Originally posted by Cruddy
The UK experience of tax cuts over many years has changed. To start with they were very popular. When people realized that the govt wasn't maintaining public services and was selling everything to the highest bidder, the public decided that the govt spending the money was the best bet.
Else what do we vote for? For politicians who manage nothing, just sell off govt run services?
I suspect the US experience will be similar, with people getting disillusioned about the idea.
The UK experience of tax cuts over many years has changed. To start with they were very popular. When people realized that the govt wasn't maintaining public services and was selling everything to the highest bidder, the public decided that the govt spending the money was the best bet.
Else what do we vote for? For politicians who manage nothing, just sell off govt run services?
I suspect the US experience will be similar, with people getting disillusioned about the idea.

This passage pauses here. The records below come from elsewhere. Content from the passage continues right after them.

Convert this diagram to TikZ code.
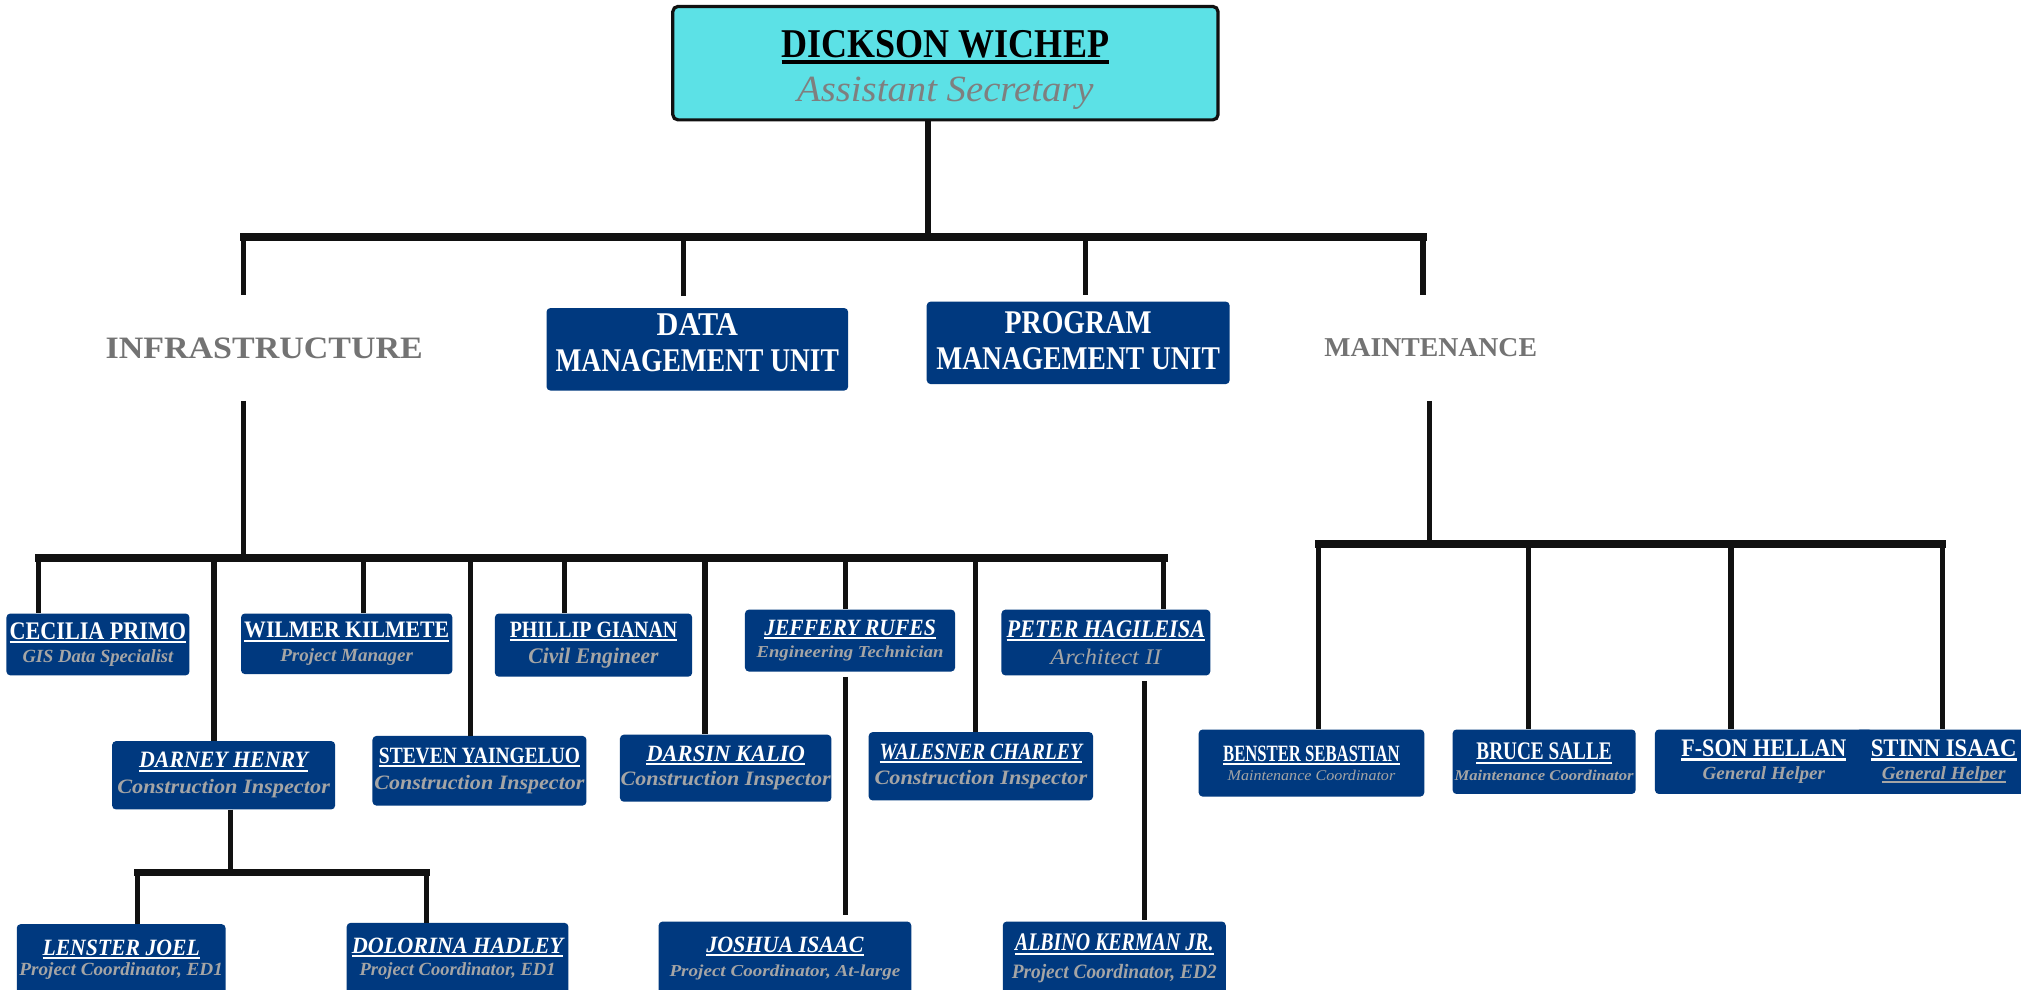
\documentclass[tikz,border=0pt]{standalone}
\usepackage{fontspec}
\setmainfont{Liberation Serif}[FakeStretch=0.88]
\newfontfamily\widefont{Liberation Serif}
\usepackage{graphicx}
\definecolor{cyanbox}{HTML}{5CE1E6}
\definecolor{navy}{HTML}{00397F}
\definecolor{subg}{HTML}{A5A5A5}
\definecolor{headg}{HTML}{737373}
\definecolor{topg}{HTML}{7F7F7F}
\definecolor{lin}{HTML}{111111}
\newsavebox\ulbox
\newcommand\myul[1]{\leavevmode\sbox\ulbox{#1}\rlap{\rule[-0.16em]{\wd\ulbox}{0.09em}}\usebox\ulbox}
\newcommand\Nu[3]{\resizebox{#1pt}{#2pt}{\bfseries\myul{#3}}}
\newcommand\Ni[3]{\resizebox{#1pt}{#2pt}{\bfseries\itshape\myul{#3}}}
\newcommand\Sb[3]{\resizebox{#1pt}{#2pt}{\color{subg}\bfseries\itshape #3}}
\newcommand\Sr[3]{\resizebox{#1pt}{#2pt}{\color{subg}\itshape #3}}
\newcommand\Db[3]{\resizebox{#1pt}{#2pt}{\bfseries #3}}
\tikzset{
  pbx/.style={fill=navy, text=white, rounded corners=3pt, inner sep=0pt, align=center},
  conn/.style={draw=lin, line width=4pt},
  barl/.style={draw=lin, line width=6pt, line cap=rect},
}
\newcommand\pbox[8]{\node[pbx, minimum width={(#4-#2)*1pt}, minimum height={(#5-#3)*1pt}, font=\fontsize{10}{#6}\selectfont] (#1) at ({(#2+#4)/2},{(#3+#5)/2}) {#7\\#8};}
\begin{document}
\begin{tikzpicture}[x=1pt,y=-1pt]
\useasboundingbox (0,0) rectangle (1568,768);
\clip (0,0) rectangle (1568,768);
\fill[white] (0,0) rectangle (1568,768);

% top box
\node[draw=lin, line width=2.5pt, fill=cyanbox, rounded corners=4pt, minimum width=423pt, minimum height=88pt, inner sep=0pt, align=center, font=\fontsize{10}{34}\selectfont] (top) at (733.5,49)
  {\rule{0pt}{31pt}\resizebox{254pt}{21pt}{\bfseries\myul{DICKSON WICHEP}}\\\resizebox{230pt}{19pt}{\color{topg}\widefont\itshape Assistant Secretary}};

% second level
\node[inner sep=0pt, text=headg] (infra) at (205,270) {\resizebox{246pt}{16pt}{\widefont\bfseries INFRASTRUCTURE}};
\node[inner sep=0pt, text=headg] (maint) at (1110,270) {\resizebox{165pt}{14pt}{\widefont\bfseries MAINTENANCE}};
\pbox{data}{424}{239}{658}{303}{28}{\Db{63}{17}{DATA}}{\Db{220}{17}{MANAGEMENT UNIT}\rule[-11pt]{0pt}{11pt}}
\pbox{program}{719}{234}{954}{298}{28}{\Db{114}{17}{PROGRAM}}{\Db{220}{17}{MANAGEMENT UNIT}\rule[-3pt]{0pt}{3pt}}

% infrastructure staff
\pbox{cecilia}{5}{476}{147}{524}{18}{\Nu{137}{13}{CECILIA PRIMO}}{\Sb{117}{10}{GIS Data Specialist}}
\pbox{wilmer}{187}{476}{351}{523}{18}{\Nu{159}{12}{WILMER KILMETE}}{\Sb{103}{10}{Project Manager}}
\pbox{phillip}{384}{476}{537}{525}{20}{\Nu{130}{12}{PHILLIP GIANAN}}{\Sb{101}{12}{Civil Engineer}}
\pbox{jeffery}{578}{473}{741}{521}{17}{\Ni{133}{12}{JEFFERY RUFES}}{\Sb{145}{9}{Engineering Technician}}
\pbox{peter}{777}{473}{939}{524}{21}{\Ni{154}{13}{PETER HAGILEISA}}{\Sr{86}{12}{Architect II}}
\pbox{darney}{87}{575}{260}{628}{20}{\Ni{131}{12}{DARNEY HENRY}}{\Sb{165}{11}{Construction Inspector}}
\pbox{steven}{289}{571}{455}{625}{20}{\Nu{156}{12}{STEVEN YAINGELUO}}{\Sb{163}{11}{Construction Inspector}}
\pbox{darsin}{481}{570}{645}{622}{19}{\Ni{123}{12}{DARSIN KALIO}}{\Sb{163}{11}{Construction Inspector}}
\pbox{walesner}{674}{568}{848}{621}{19}{\Ni{157}{12}{WALESNER CHARLEY}}{\Sb{165}{11}{Construction Inspector}}
\pbox{lenster}{13}{717}{175}{772}{16}{\Ni{122}{12}{LENSTER JOEL}}{\Sb{158}{10}{Project Coordinator, ED1}}
\pbox{dolorina}{269}{716}{441}{772}{17}{\Ni{164}{12}{DOLORINA HADLEY}}{\Sb{152}{10}{Project Coordinator, ED1}}
\pbox{joshua}{511}{715}{707}{772}{19}{\Ni{122}{12}{JOSHUA ISAAC}}{\Sb{179}{9}{Project Coordinator, At-large}}
\pbox{albino}{778}{715}{951}{772}{21}{\Ni{154}{13}{ALBINO KERMAN JR.}}{\Sb{159}{11}{Project Coordinator, ED2}}

% maintenance staff
\pbox{benster}{930}{566}{1105}{618}{15}{\Nu{137}{12}{BENSTER SEBASTIAN}}{\Sr{130}{8}{Maintenance Coordinator}}
\pbox{bruce}{1127}{566}{1269}{616}{16}{\Nu{105}{13}{BRUCE SALLE}}{\Sb{139}{8}{Maintenance Coordinator}}
\pbox{fson}{1284}{566}{1453}{616}{18}{\Nu{128}{13}{F-SON HELLAN}}{\Sb{95}{10}{General Helper}}
\pbox{stinn}{1440}{566}{1576}{616}{18}{\Nu{113}{13}{STINN ISAAC}}{\Sb{96}{10}{\myul{General Helper}}}

% ---- connectors ----
% top level
\coordinate (tj) at (720,184);
\draw[conn] (top.south -| tj) -- (tj);
\coordinate (tb1) at (189,184);
\coordinate (tb2) at (530,184);
\coordinate (tb3) at (842,184);
\coordinate (tb4) at (1104,184);
\draw[barl] (tb1) -- (tb4);
\coordinate (te1) at (189,229);
\coordinate (te4) at (1104,229);
\draw[conn] (tb1) -- (te1);
\draw[conn, shorten >=9pt] (tb2) -- (tb2 |- data.north);
\draw[conn, shorten >=5pt] (tb3) -- (tb3 |- program.north);
\draw[conn] (tb4) -- (te4);

% infrastructure
\coordinate (i0) at (189,311);
\coordinate (ib) at (189,433);
\draw[conn] (i0) -- (ib);
\coordinate (ibl) at (30,433);
\coordinate (ibr) at (903,433);
\draw[barl] (ibl) -- (ibr);
\foreach \x/\n in {30/cecilia,166/darney,282/wilmer,365/steven,438/phillip,547/darsin,656/jeffery,757/walesner,903/peter}{
  \coordinate (ib-\n) at (\x,433);
  \draw[conn] (ib-\n) -- (ib-\n |- \n.north);
}
\coordinate (jx) at (656,0);
\draw[conn, shorten <=4pt, shorten >=5pt] (jeffery.south -| jx) -- (joshua.north -| jx);
\coordinate (px) at (888,0);
\draw[conn, shorten <=4pt, shorten >=1pt] (peter.south -| px) -- (albino.north -| px);

% darney's team
\coordinate (dj) at (179,677);
\draw[conn] (darney.south -| dj) -- (dj);
\coordinate (dl) at (107,677);
\coordinate (dr) at (331,677);
\draw[barl] (dl) -- (dr);
\draw[conn] (dl) -- (dl |- lenster.north);
\draw[conn] (dr) -- (dr |- dolorina.north);

% maintenance
\coordinate (m0) at (1109,311);
\coordinate (mj) at (1109,422);
\draw[conn] (m0) -- (mj);
\coordinate (mbl) at (1023,422);
\coordinate (mbr) at (1507,422);
\draw[barl] (mbl) -- (mbr);
\foreach \x/\n in {1023/benster,1186/bruce,1343/fson,1507/stinn}{
  \coordinate (mb-\n) at (\x,422);
  \draw[conn] (mb-\n) -- (mb-\n |- \n.north);
}
\end{tikzpicture}
\end{document}
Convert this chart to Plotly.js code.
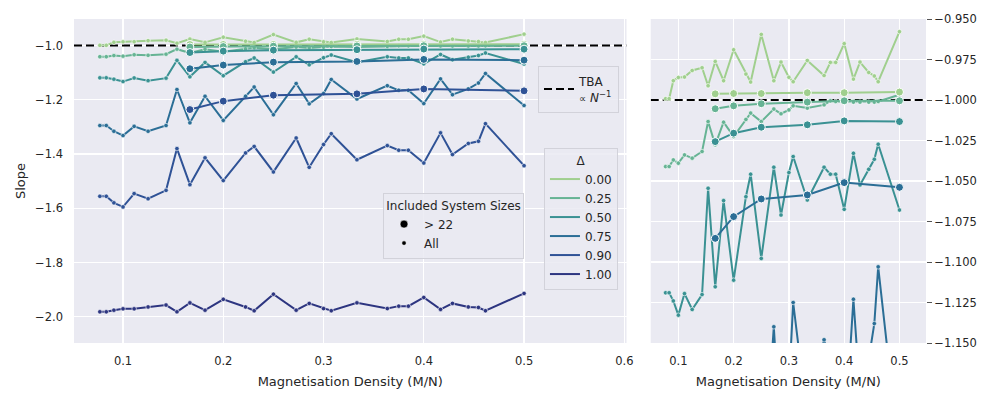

To be honest, I want policians to manage as little as possible, and I want individual citizens to take as much initiative as possible. In America, we value initiative over dependency.
I trust politians less with my money than corporate CEOs. At least many corporate CEOs have a major stake in their own companies, and thus they work hard to get a decent return on investment. Politicians, especially the likes of Gray Davis of California, don't care a **** about whether public's money gets wasted. The more you give, the more they are going to waste.
Of course, there are some services only a government can perform, such as national defense, law enforcement, jurisdiction, monetary policy, corporate oversight, and social security. But efficiencies of these services are described as "appalling" to the best.